→ Stored data:
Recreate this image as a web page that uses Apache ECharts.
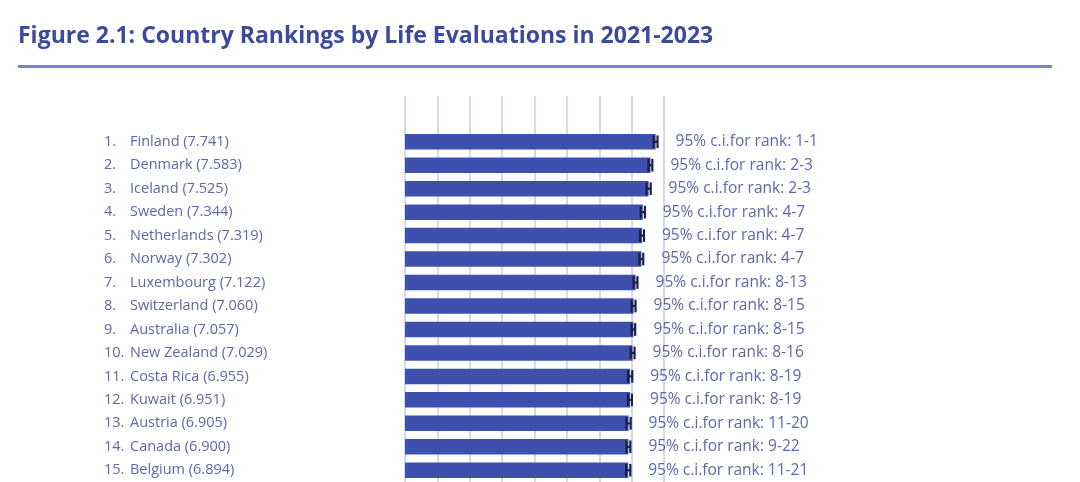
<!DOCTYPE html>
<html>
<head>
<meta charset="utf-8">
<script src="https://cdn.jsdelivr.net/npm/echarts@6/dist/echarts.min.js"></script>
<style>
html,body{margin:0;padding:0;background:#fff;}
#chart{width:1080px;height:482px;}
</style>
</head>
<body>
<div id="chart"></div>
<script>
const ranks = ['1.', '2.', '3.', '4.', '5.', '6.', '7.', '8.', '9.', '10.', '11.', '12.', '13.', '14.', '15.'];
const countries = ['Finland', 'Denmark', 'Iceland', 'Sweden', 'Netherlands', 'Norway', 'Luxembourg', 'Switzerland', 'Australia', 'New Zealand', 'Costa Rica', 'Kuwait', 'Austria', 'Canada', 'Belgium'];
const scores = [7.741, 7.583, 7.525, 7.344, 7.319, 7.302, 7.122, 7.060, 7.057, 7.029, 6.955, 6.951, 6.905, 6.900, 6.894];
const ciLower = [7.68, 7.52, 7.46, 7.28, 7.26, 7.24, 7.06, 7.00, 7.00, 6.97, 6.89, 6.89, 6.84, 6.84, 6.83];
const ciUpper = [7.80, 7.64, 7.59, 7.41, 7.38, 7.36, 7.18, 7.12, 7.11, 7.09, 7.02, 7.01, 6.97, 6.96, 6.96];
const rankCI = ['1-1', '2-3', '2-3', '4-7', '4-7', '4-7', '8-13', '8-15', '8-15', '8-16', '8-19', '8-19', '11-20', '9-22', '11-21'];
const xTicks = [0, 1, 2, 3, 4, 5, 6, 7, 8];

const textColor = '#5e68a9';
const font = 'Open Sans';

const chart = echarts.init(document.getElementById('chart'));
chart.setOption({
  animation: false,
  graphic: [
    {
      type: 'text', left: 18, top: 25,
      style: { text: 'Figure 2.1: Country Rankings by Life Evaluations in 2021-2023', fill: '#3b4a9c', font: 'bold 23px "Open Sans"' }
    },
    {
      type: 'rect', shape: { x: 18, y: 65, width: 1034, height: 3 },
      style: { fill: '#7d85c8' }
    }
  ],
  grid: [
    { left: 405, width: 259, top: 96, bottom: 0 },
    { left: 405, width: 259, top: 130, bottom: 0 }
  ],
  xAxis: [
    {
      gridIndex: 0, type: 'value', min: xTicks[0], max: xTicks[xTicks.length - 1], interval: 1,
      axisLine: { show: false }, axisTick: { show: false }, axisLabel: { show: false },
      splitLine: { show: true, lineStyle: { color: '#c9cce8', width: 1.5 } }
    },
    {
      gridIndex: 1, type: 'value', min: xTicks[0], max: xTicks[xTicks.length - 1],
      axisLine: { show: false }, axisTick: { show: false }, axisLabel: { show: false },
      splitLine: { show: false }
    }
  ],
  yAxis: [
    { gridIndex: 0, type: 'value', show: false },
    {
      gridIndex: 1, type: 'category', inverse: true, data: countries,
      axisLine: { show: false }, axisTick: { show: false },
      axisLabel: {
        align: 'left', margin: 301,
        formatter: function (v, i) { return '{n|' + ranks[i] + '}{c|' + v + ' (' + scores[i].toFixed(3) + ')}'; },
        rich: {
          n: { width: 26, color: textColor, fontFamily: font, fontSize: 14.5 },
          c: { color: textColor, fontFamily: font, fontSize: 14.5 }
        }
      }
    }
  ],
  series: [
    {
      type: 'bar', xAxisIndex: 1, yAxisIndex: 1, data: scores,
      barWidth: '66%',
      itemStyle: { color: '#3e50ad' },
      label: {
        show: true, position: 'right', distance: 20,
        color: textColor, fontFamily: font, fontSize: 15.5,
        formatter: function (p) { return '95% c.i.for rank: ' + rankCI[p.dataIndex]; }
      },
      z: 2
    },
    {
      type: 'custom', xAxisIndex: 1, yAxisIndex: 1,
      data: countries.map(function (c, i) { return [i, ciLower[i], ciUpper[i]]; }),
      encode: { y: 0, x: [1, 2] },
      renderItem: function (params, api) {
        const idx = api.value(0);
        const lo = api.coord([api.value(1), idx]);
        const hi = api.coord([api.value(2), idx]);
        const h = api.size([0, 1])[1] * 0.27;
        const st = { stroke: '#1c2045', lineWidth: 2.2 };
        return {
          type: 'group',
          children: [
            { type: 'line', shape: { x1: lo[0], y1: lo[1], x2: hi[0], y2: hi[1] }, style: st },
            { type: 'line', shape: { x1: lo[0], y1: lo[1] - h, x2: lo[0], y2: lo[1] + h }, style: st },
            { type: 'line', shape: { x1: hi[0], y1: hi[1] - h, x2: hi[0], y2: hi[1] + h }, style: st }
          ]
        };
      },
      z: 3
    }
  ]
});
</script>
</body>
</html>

→ Work to do:
Everything from the first line to the line with "const font = 'Open Sans';" must be repeated exactly, and nothing else. Leave the pictures out.

→ Written solution:
Recreate this image as a web page that uses Apache ECharts.
<!DOCTYPE html>
<html>
<head>
<meta charset="utf-8">
<script src="https://cdn.jsdelivr.net/npm/echarts@6/dist/echarts.min.js"></script>
<style>
html,body{margin:0;padding:0;background:#fff;}
#chart{width:1080px;height:482px;}
</style>
</head>
<body>
<div id="chart"></div>
<script>
const ranks = ['1.', '2.', '3.', '4.', '5.', '6.', '7.', '8.', '9.', '10.', '11.', '12.', '13.', '14.', '15.'];
const countries = ['Finland', 'Denmark', 'Iceland', 'Sweden', 'Netherlands', 'Norway', 'Luxembourg', 'Switzerland', 'Australia', 'New Zealand', 'Costa Rica', 'Kuwait', 'Austria', 'Canada', 'Belgium'];
const scores = [7.741, 7.583, 7.525, 7.344, 7.319, 7.302, 7.122, 7.060, 7.057, 7.029, 6.955, 6.951, 6.905, 6.900, 6.894];
const ciLower = [7.68, 7.52, 7.46, 7.28, 7.26, 7.24, 7.06, 7.00, 7.00, 6.97, 6.89, 6.89, 6.84, 6.84, 6.83];
const ciUpper = [7.80, 7.64, 7.59, 7.41, 7.38, 7.36, 7.18, 7.12, 7.11, 7.09, 7.02, 7.01, 6.97, 6.96, 6.96];
const rankCI = ['1-1', '2-3', '2-3', '4-7', '4-7', '4-7', '8-13', '8-15', '8-15', '8-16', '8-19', '8-19', '11-20', '9-22', '11-21'];
const xTicks = [0, 1, 2, 3, 4, 5, 6, 7, 8];

const textColor = '#5e68a9';
const font = 'Open Sans';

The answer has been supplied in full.